What you are asked to do. Retype exactly the lines from the first one through the line with "const samples = d3.range(1, 30);", including both ends; skip any pictures.

Supplied data.
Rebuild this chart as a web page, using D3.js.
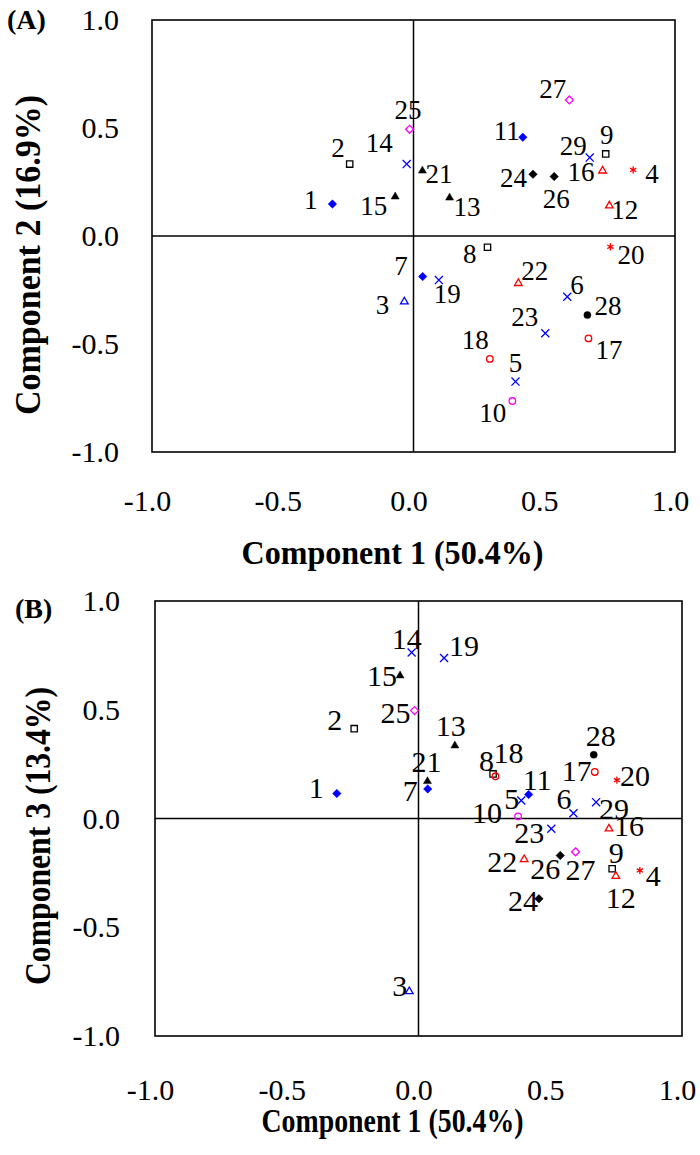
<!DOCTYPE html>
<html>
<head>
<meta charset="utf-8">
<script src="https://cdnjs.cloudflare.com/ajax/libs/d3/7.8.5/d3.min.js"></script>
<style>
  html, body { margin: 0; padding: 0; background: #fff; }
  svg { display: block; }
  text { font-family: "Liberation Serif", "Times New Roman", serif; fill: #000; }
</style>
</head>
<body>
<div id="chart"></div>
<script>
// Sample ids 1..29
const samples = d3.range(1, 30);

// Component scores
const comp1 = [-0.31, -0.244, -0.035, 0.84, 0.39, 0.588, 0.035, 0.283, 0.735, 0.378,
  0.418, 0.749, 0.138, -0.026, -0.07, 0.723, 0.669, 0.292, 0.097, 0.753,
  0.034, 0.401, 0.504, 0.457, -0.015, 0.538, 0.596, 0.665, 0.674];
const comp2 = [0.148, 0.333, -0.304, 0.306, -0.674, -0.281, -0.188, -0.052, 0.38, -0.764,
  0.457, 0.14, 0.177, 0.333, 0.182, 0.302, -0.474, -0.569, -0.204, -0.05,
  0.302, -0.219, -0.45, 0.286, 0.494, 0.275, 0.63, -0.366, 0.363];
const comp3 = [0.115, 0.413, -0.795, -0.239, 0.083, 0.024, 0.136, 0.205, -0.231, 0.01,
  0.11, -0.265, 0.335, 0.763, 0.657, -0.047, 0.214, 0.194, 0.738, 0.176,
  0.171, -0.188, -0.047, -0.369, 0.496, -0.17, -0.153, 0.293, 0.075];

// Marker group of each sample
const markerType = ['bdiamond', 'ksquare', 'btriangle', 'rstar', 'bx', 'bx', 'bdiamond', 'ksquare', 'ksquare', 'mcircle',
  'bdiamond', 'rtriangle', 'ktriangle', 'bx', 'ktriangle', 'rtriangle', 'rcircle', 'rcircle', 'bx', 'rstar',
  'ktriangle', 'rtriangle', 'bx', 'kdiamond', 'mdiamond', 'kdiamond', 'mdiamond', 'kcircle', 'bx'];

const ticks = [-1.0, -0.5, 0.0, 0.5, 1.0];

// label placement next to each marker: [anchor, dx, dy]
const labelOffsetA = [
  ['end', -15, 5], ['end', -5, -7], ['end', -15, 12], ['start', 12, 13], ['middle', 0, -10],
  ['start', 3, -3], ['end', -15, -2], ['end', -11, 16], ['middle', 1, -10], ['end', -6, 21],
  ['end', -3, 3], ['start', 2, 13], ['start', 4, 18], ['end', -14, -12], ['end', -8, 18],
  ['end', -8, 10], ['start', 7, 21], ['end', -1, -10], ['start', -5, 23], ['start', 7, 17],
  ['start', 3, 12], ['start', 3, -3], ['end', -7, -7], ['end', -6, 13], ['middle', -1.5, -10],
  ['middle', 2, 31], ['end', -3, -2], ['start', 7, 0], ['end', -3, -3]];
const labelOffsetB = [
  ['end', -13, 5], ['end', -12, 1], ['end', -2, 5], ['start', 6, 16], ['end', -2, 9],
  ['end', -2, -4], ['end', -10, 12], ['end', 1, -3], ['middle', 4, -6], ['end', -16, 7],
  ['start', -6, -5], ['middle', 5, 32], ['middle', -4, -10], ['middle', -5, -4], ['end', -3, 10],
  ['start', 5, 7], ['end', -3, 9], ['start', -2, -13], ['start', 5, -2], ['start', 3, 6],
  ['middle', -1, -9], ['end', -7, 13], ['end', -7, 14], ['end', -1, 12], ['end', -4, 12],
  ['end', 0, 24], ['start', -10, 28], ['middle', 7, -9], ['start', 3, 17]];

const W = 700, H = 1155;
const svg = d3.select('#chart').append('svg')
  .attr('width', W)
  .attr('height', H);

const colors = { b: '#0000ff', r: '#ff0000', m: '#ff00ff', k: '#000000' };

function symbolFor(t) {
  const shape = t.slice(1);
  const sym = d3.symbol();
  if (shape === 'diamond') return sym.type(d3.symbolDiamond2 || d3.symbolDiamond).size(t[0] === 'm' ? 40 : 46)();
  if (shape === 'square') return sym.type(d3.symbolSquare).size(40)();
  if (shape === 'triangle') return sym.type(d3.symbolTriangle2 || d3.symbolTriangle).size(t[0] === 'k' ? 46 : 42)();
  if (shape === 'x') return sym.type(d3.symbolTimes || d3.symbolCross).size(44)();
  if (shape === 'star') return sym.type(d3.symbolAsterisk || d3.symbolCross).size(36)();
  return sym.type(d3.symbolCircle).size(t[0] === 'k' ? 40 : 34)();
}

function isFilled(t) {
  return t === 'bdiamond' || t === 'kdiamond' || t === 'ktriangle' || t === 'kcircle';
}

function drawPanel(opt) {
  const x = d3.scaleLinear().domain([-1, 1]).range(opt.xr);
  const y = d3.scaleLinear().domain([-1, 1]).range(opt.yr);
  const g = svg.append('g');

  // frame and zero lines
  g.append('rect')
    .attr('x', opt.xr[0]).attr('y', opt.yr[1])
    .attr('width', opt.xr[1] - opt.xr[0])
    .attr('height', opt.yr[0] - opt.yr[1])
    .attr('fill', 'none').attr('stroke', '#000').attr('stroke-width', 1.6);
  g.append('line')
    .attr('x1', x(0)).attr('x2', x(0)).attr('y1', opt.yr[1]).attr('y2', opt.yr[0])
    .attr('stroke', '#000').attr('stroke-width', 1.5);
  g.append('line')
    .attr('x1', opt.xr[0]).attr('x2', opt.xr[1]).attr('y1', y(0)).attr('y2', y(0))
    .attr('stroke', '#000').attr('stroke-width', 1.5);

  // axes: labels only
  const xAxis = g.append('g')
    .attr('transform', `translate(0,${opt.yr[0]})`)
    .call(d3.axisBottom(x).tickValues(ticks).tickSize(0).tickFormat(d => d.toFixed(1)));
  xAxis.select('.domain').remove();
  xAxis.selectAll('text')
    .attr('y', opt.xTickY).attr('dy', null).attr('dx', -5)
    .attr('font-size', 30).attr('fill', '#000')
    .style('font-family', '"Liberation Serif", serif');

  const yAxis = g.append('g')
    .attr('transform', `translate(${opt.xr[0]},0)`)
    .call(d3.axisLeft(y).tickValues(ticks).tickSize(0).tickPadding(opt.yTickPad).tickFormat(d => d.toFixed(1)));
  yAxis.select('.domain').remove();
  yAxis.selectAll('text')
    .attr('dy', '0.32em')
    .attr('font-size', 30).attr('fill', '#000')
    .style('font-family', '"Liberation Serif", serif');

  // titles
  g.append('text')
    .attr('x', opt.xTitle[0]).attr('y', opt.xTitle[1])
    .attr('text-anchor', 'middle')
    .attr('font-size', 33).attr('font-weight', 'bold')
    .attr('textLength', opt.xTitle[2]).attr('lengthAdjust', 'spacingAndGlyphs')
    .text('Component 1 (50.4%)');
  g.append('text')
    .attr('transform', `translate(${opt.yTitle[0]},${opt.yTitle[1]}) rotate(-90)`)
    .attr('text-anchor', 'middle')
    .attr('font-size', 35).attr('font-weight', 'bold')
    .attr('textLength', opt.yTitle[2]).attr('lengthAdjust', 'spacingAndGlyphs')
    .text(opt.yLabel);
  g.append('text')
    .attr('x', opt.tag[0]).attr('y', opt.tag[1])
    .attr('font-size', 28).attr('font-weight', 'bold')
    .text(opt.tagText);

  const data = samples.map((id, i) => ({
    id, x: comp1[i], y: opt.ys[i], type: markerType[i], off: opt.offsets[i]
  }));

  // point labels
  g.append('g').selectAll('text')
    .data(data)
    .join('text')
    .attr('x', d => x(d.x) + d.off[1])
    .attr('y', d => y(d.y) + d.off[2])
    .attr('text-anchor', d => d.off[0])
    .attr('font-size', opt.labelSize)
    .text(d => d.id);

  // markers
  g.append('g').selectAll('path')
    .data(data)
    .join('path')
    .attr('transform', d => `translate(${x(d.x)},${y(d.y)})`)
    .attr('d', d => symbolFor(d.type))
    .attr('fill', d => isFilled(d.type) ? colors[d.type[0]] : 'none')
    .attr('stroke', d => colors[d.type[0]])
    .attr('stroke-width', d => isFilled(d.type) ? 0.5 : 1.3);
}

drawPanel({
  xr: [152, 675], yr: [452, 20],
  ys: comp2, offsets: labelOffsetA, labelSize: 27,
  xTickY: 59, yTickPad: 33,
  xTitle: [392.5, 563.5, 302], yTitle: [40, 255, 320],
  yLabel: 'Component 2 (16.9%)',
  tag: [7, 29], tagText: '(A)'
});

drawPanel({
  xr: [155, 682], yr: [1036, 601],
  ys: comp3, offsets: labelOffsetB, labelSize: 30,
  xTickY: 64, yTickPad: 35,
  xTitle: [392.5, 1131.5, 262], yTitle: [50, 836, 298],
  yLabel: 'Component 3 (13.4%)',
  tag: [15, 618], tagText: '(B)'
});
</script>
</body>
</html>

Reply to the task.
Rebuild this chart as a web page, using D3.js.
<!DOCTYPE html>
<html>
<head>
<meta charset="utf-8">
<script src="https://cdnjs.cloudflare.com/ajax/libs/d3/7.8.5/d3.min.js"></script>
<style>
  html, body { margin: 0; padding: 0; background: #fff; }
  svg { display: block; }
  text { font-family: "Liberation Serif", "Times New Roman", serif; fill: #000; }
</style>
</head>
<body>
<div id="chart"></div>
<script>
// Sample ids 1..29
const samples = d3.range(1, 30);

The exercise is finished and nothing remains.